Malinda stared at me with her black marble eyes and whipped her tongue in and out as if she were daring me to step in and whip out mine. I stepped back, “You know, Malinda took away me need to go.” I turned and began to make my way out of the shop.
The Greek began to laugh again, “Whatever you say my friend, you come back tomorrow and we drink wine. I have best wine in whole village!”
“Sure.” I said as I walked out past the wooden penises.

When I stepped out of the shop the sun had just nearly finished disappearing into the Mediterranean, and I still had to pee—worse than before actually. So I walked out into the water on a little stone walk while the last bits of sunlight faded away and pissed into the sea once it was dark.    

Thursday, February 9, 2017

Please Do Not Read

Leaving things unfinished is one of the most despicable things human beings are capable of. That’s why I paid all of my debts  bringing my net worth to a total of twenty-six dollars and thirty five cents, completed the two weeks’ notice before quitting my job, and respectfully waited until my apartment lease was up, and then and only then did I climb to the top of Jumpers peak. I had sold my car to help with the debt because dead men don’t need cars, so I walked the eight miles from my former apartment to the edge of the Wasatch Mountains and then another mile and a half up to the peak. It had snowed the night before and though the main road had been plowed the rest of the mountain was covered in white, and if it wasn’t for a pair of crisp tire tracks cut into the path to the peak I would have never been able to find my way up to the fence that was put up to stop people from killing themselves. It didn’t do much good; I climbed the fence easily, though I did cut my wrist pretty badly on a rusted piece of jagged fence. I even stopped to worry about getting rust poisoning, but I remembered what I was climbing the fence to do and felt stupid when I saw a gaping hole cut into the fence right where I had climbed over. So I just went on bleeding into my shirt sleeve.
I had pictured myself stepping up to that ledge plenty of times before. I always wondered if I would be afraid and stand there for hours before actually doing it, or if I wouldn’t feel anything and just jump right off. Any way you do it I guess it doesn’t matter because in the end you get same exact thing, but when I was actually there I thought I would just walk off. Not even stop to think, just one final step then nothing. I didn’t want the thought of cops and old woman who read obituaries dissecting me and deciding why I would kill myself stop me from actually doing it. I couldn’t even tell you why I wanted to kill myself. Not because I didn’t know, but because there’s no rational or logical way to explain something like that to someone. It comes with a general feeling of melancholy sadness that becomes what’s normal, and a sense that you’re reliving the same day over and over again as weeks roll into months into years without change, and you realize that the closest thing you have to joy is sleep because at least that stops everything for a little while and punctuates the mundane. I thought about all of that and God as I walked to the ledge, where the snow and the sky met at a white and grey boarder. I couldn’t help the lump in my throat that grew tighter with every step, and I had to close my eyes to keep moving forward towards the boarder. I took two more steps and on the third my foot snagged what I could only imagine was a step up to the ledge, and I fell forward with my eyes still closed. I saw myself falling, falling, falling, until finally I hit the ground and splattered into an abstract puddle of blood, or maybe I would impale myself on a conveniently placed stalagmite and my blood would drip down onto the snow in little droplets. But when I did hit the ground it was face first into the snow and accompanied by a shrill screaming. When I opened my eyes I realized that the ledge was another ten yards off, and the only blood I left in the snow was from the rusty cut on my wrist. The shrill scream persisted in gasps and sobs, and when I turned my head back on my prone body I found the culprit lying at my feet wrapped in a wool blanket and crying its lungs out in the snow.

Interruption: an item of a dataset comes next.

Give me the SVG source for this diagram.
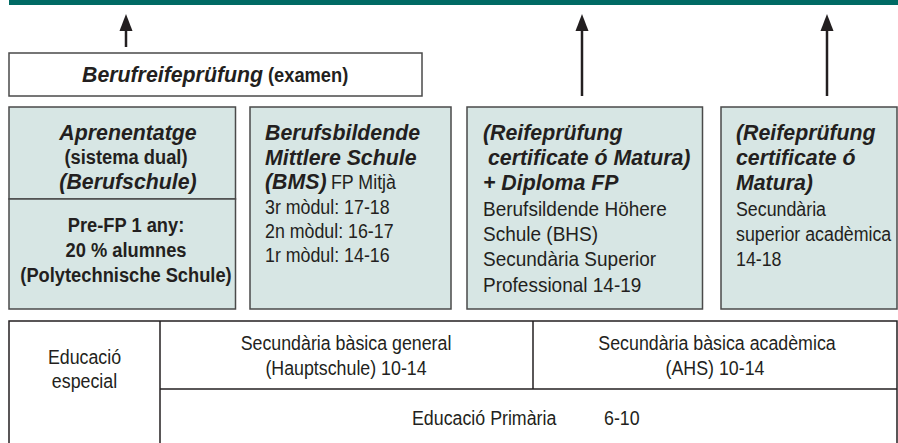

                I stood and looked in awe, trying to comprehend how and why and who would leave a goddamn baby on the edge of a cliff in the snow to die! I picked it up out of the snow and brushed the frost off of it’s face. It’s face was like ice, but when its hand broke out from the wrapping and grasped around my finger I felt how warm the palm was. It couldn’t have been there long; it would have been dead if it had been out there over an hour but it was alive and screaming. I thought about the crisp tire tracks that carved out the path, and the large hole cut in the fence. It couldn’t have been coincidence that all of those things were there at the same time; there was no way they could be independent of one another. I took off my coat and wrapped it around the baby, covering the spot where the wrapping had come undone as a cold wind began to blow and I made my way back, through the hole in the fence and down the mile and a half mountain path, walking within the tire tracks. The mountain path led off to the main road, where the parallel tracks curved off to the left and then disappeared into the plowed road—opposite the way I had originally come.